GIVEN PROBLEM: Retype nothing but the lines from the start of the material up to and including the line with "(0,0) rectangle (572,520);". Pictures don't belong in the copy.

COLLECTED DATA:
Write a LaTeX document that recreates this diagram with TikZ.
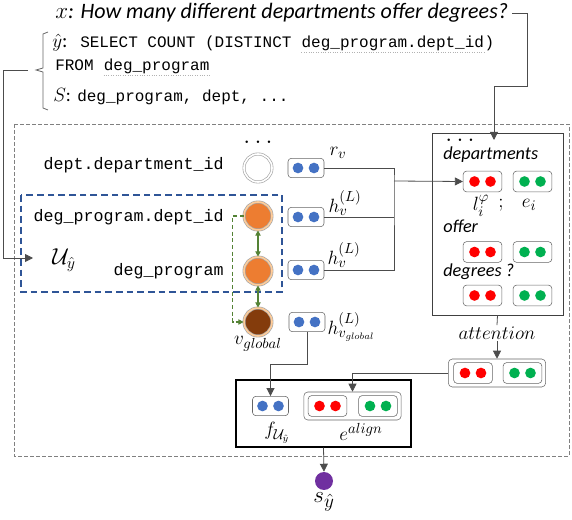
\documentclass[tikz,border=0pt]{standalone}
\usepackage{amsmath,amssymb}
\usepackage{fontspec}
\setmonofont{Liberation Mono}
\newfontfamily\calib{Carlito}
\usetikzlibrary{arrows.meta, positioning}
\definecolor{VecBlue}{RGB}{68,114,196}
\definecolor{VecRed}{RGB}{255,0,0}
\definecolor{VecGreen}{RGB}{0,176,80}
\definecolor{NodeOrange}{RGB}{237,125,49}
\definecolor{NodeBrown}{RGB}{132,60,12}
\definecolor{BoxBlue}{RGB}{47,85,151}
\definecolor{LinkGreen}{RGB}{84,130,53}
\definecolor{ScorePurple}{RGB}{112,48,160}

\begin{document}
\begin{tikzpicture}[
		x=0.75pt, y=-0.75pt,
		% lines and arrows
		conn/.style={draw=black!70, line width=0.6pt},
		arr/.style={-{Triangle[length=6pt,width=6pt]}},
		glink/.style={draw=LinkGreen, line width=0.8pt},
		ul/.style={draw=gray!60, line width=0.8pt, densely dotted},
		% texts
		sqltext/.style={font=\ttfamily\fontsize{12}{14}\selectfont, anchor=base west, inner sep=0pt},
		colname/.style={font=\ttfamily\fontsize{12.5}{14}\selectfont, anchor=mid east, inner sep=0pt},
		wordlabel/.style={font=\calib\itshape\fontsize{13.7}{16}\selectfont, anchor=base west, inner sep=0pt},
		mathlabel/.style={font=\fontsize{15}{17}\selectfont, inner sep=1pt},
		% schema nodes
		colnode/.style={circle, minimum size=21pt, inner sep=0pt, draw=gray!70, line width=0.5pt, double distance=1.2pt},
		% vector frames
		vecframe/.style={draw=black!60, rounded corners=2.5pt, minimum width=27pt, minimum height=14.5pt, inner sep=0pt, fill=white},
		pairframe/.style={draw=black!60, rounded corners=2.5pt, minimum width=29pt, minimum height=15.5pt, inner sep=0pt, fill=white},
		outerframe/.style={draw=black!60, rounded corners=3pt, minimum width=73pt, minimum height=21pt, inner sep=0pt},
		pics/vec/.style 2 args={code={
				\node[#2] (-f) {};
				\fill[#1] (-6pt,0pt) circle (4pt);
				\fill[#1] (6pt,0pt) circle (4pt);
		}}
		]
		\useasboundingbox (0,0) rectangle (572,520);
		
		% question and query
		\node[anchor=west, inner sep=3pt] (title) at (51,13) {\calib\itshape\fontsize{16.5}{19}\selectfont $x$: How many different departments offer degrees?};
		\node[anchor=base west, inner sep=0pt, font=\fontsize{15}{16}\selectfont] (yhat) at (52,48) {$\hat{y}$\calib:};
		\node[sqltext] (sqlsel) at (80,48) {SELECT COUNT (DISTINCT\hphantom{x}};
		\node[sqltext] (sqlcol) at (sqlsel.base east) {deg\_program.dept\_id};
		\node[sqltext] (sqlend) at (sqlcol.base east) {)};
		\node[sqltext] (sqlfrom) at (55,71) {FROM\hphantom{x}};
		\node[sqltext] (sqltab) at (sqlfrom.base east) {deg\_program};
		\draw[ul] ([yshift=-3.5pt]sqlcol.base west) -- ([yshift=-3.5pt]sqlcol.base east);
		\draw[ul] ([yshift=-3.5pt]sqltab.base west) -- ([yshift=-3.5pt]sqltab.base east);
		\node[anchor=base west, inner sep=0pt, font=\fontsize{14}{15}\selectfont] (slabel) at (53,102) {$S$\calib:};
		\node[sqltext] (stabs) at (77,102) {deg\_program, dept, ...};
		
		% brace round the query
		\coordinate (bracetip) at (36,70);
		\draw[draw=black!60, line width=0.6pt] (48,32) -- (43,34) -- (43,68) -- (bracetip) -- (43,72) -- (43,108) -- (48,110);
		
		% outer frames
		\draw[draw=gray, line width=0.6pt, dash pattern=on 3pt off 1.5pt] (14,124) rectangle (569,456);
		\draw[draw=BoxBlue, line width=1.3pt, dash pattern=on 5pt off 3pt] (21,195) rectangle (282,292);
		
		% schema items
		\node[font=\bfseries\fontsize{13}{16}\selectfont, inner sep=0pt] (coldots) at (258,142) {.\,\,.\,\,.};
		\node[colnode, fill=white, double=white] (dept) at (258,168) {};
		\node[colnode, fill=NodeOrange, double=orange!40] (dpid) at (258,216) {};
		\node[colnode, fill=NodeOrange, double=orange!40] (dprog) at (258,271) {};
		\node[colnode, fill=NodeBrown, double=orange!40] (glob) at (258,322) {};
		\node[colname] (deptname) at (224,167) {dept.department\_id};
		\node[colname] (dpidname) at (224,219) {deg\_program.dept\_id};
		\node[colname] (dprogname) at (224,273) {deg\_program};
		\node[mathlabel] (globname) at (258,344) {$v_{global}$};
		\node[font=\fontsize{18}{20}\selectfont, inner sep=0pt] (uy) at (64,260) {$\mathcal{U}_{\hat{y}}$};
		\coordinate (uin) at (33,258);
		
		% links between schema items
		\draw[glink, dash pattern=on 3pt off 2pt, -{Triangle[length=4pt,width=4pt]}] (dpid.west) -- ++(-11,0) |- (glob.west);
		\draw[glink, {Triangle[length=4pt,width=4pt]}-{Triangle[length=4pt,width=4pt]}] (dpid.south) -- (dprog.north);
		\draw[glink, {Triangle[length=4pt,width=4pt]}-{Triangle[length=4pt,width=4pt]}] (dprog.south) -- (glob.north);
		
		% node vectors
		\pic (hr) at (306,168) {vec={VecBlue}{vecframe}};
		\pic (ha) at (306,217) {vec={VecBlue}{vecframe}};
		\pic (hb) at (306,270) {vec={VecBlue}{vecframe}};
		\pic (hg) at (307,322) {vec={VecBlue}{vecframe}};
		\node[mathlabel] (rlab) at (338,153) {$r_v$};
		\node[mathlabel] (halab) at (345,203) {$h_v^{(L)}$};
		\node[mathlabel] (hblab) at (344,255) {$h_v^{(L)}$};
		\node[mathlabel, anchor=west] (hglab) at (326,327) {$h_{v_{global}}^{(L)}$};
		
		% question words
		\node[draw=black!75, line width=0.7pt, minimum width=98.25pt, minimum height=136.5pt, inner sep=0pt] (wordbox) at (497.5,224) {};
		\node[font=\bfseries\fontsize{13}{16}\selectfont, inner sep=0pt] (worddots) at (460,140) {.\,\,.\,\,.};
		\node[wordlabel] (wdept) at (443,160) {departments};
		\pic (d1) at (482.5,181.5) {vec={VecRed}{pairframe}};
		\pic (d2) at (532.5,181.5) {vec={VecGreen}{pairframe}};
		\node[mathlabel] (llab) at (481,206) {$l_i^{\varphi}$};
		\node[mathlabel] (semi) at (501,205) {$;$};
		\node[mathlabel] (elab) at (529,205) {$e_i$};
		\node[wordlabel] (woffer) at (443,233) {offer};
		\pic (o1) at (482.5,252) {vec={VecRed}{pairframe}};
		\pic (o2) at (532.5,252) {vec={VecGreen}{pairframe}};
		\node[wordlabel] (wdeg) at (443,277) {degrees ?};
		\pic (g1) at (482.5,295.5) {vec={VecRed}{pairframe}};
		\pic (g2) at (532.5,295.5) {vec={VecGreen}{pairframe}};
		\coordinate (xin) at (494,140);
		
		% attention result
		\node[mathlabel] (attn) at (497,333) {$attention$};
		\node[outerframe] (attbox) at (497,373) {};
		\pic (a1) at (473,373) {vec={VecRed}{pairframe}};
		\pic (a2) at (522.5,373) {vec={VecGreen}{pairframe}};
		
		% fusion and score
		\node[draw=black, line width=0.9pt, minimum width=131.25pt, minimum height=50.25pt, inner sep=0pt] (fusion) at (323.5,413.5) {};
		\pic (fu) at (270.5,406) {vec={VecBlue}{vecframe}};
		\node[outerframe] (ealign) at (352.5,406) {};
		\pic (e1) at (327.5,406) {vec={VecRed}{pairframe}};
		\pic (e2) at (378,406) {vec={VecGreen}{pairframe}};
		\node[mathlabel] (fulab) at (277,433) {$f_{\mathcal{U}_{\hat{y}}}$};
		\node[mathlabel] (ealab) at (361,432) {$e^{align}$};
		\node[circle, fill=ScorePurple, minimum size=13.5pt, inner sep=0pt] (score) at (324,481) {};
		\node[font=\fontsize{19}{21}\selectfont, inner sep=0pt] (slab) at (324,502) {$s_{\hat{y}}$};
		
		% connectors
		\draw[conn, arr] (title.east) -| (527,86) -| (xin);
		\draw[conn, arr] ([xshift=-6pt]bracetip) -| (3,258) -- (uin);
		\coordinate (bus) at (394,181);
		\draw[conn] (hr-f.east) -| (bus) |- (hb-f.east);
		\draw[conn] (ha-f.east) -- (ha-f.east -| bus);
		\draw[conn, arr] (bus) -- (d1-f.west);
		\draw[conn] (wordbox.south) -- (attn.north);
		\draw[conn, arr] (attn.south) -- (attbox.north);
		\draw[conn, arr] (attbox.west) -| (ealign.north);
		\draw[conn, arr] (hg-f.south) -- ++(0,32) -| (fu-f.north);
		\draw[conn, arr] (fusion.south) -- (score.north);
		
	\end{tikzpicture}
\end{document}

ANSWER FOR THE TASK:
Write a LaTeX document that recreates this diagram with TikZ.
\documentclass[tikz,border=0pt]{standalone}
\usepackage{amsmath,amssymb}
\usepackage{fontspec}
\setmonofont{Liberation Mono}
\newfontfamily\calib{Carlito}
\usetikzlibrary{arrows.meta, positioning}
\definecolor{VecBlue}{RGB}{68,114,196}
\definecolor{VecRed}{RGB}{255,0,0}
\definecolor{VecGreen}{RGB}{0,176,80}
\definecolor{NodeOrange}{RGB}{237,125,49}
\definecolor{NodeBrown}{RGB}{132,60,12}
\definecolor{BoxBlue}{RGB}{47,85,151}
\definecolor{LinkGreen}{RGB}{84,130,53}
\definecolor{ScorePurple}{RGB}{112,48,160}

\begin{document}
\begin{tikzpicture}[
		x=0.75pt, y=-0.75pt,
		% lines and arrows
		conn/.style={draw=black!70, line width=0.6pt},
		arr/.style={-{Triangle[length=6pt,width=6pt]}},
		glink/.style={draw=LinkGreen, line width=0.8pt},
		ul/.style={draw=gray!60, line width=0.8pt, densely dotted},
		% texts
		sqltext/.style={font=\ttfamily\fontsize{12}{14}\selectfont, anchor=base west, inner sep=0pt},
		colname/.style={font=\ttfamily\fontsize{12.5}{14}\selectfont, anchor=mid east, inner sep=0pt},
		wordlabel/.style={font=\calib\itshape\fontsize{13.7}{16}\selectfont, anchor=base west, inner sep=0pt},
		mathlabel/.style={font=\fontsize{15}{17}\selectfont, inner sep=1pt},
		% schema nodes
		colnode/.style={circle, minimum size=21pt, inner sep=0pt, draw=gray!70, line width=0.5pt, double distance=1.2pt},
		% vector frames
		vecframe/.style={draw=black!60, rounded corners=2.5pt, minimum width=27pt, minimum height=14.5pt, inner sep=0pt, fill=white},
		pairframe/.style={draw=black!60, rounded corners=2.5pt, minimum width=29pt, minimum height=15.5pt, inner sep=0pt, fill=white},
		outerframe/.style={draw=black!60, rounded corners=3pt, minimum width=73pt, minimum height=21pt, inner sep=0pt},
		pics/vec/.style 2 args={code={
				\node[#2] (-f) {};
				\fill[#1] (-6pt,0pt) circle (4pt);
				\fill[#1] (6pt,0pt) circle (4pt);
		}}
		]
		\useasboundingbox (0,0) rectangle (572,520);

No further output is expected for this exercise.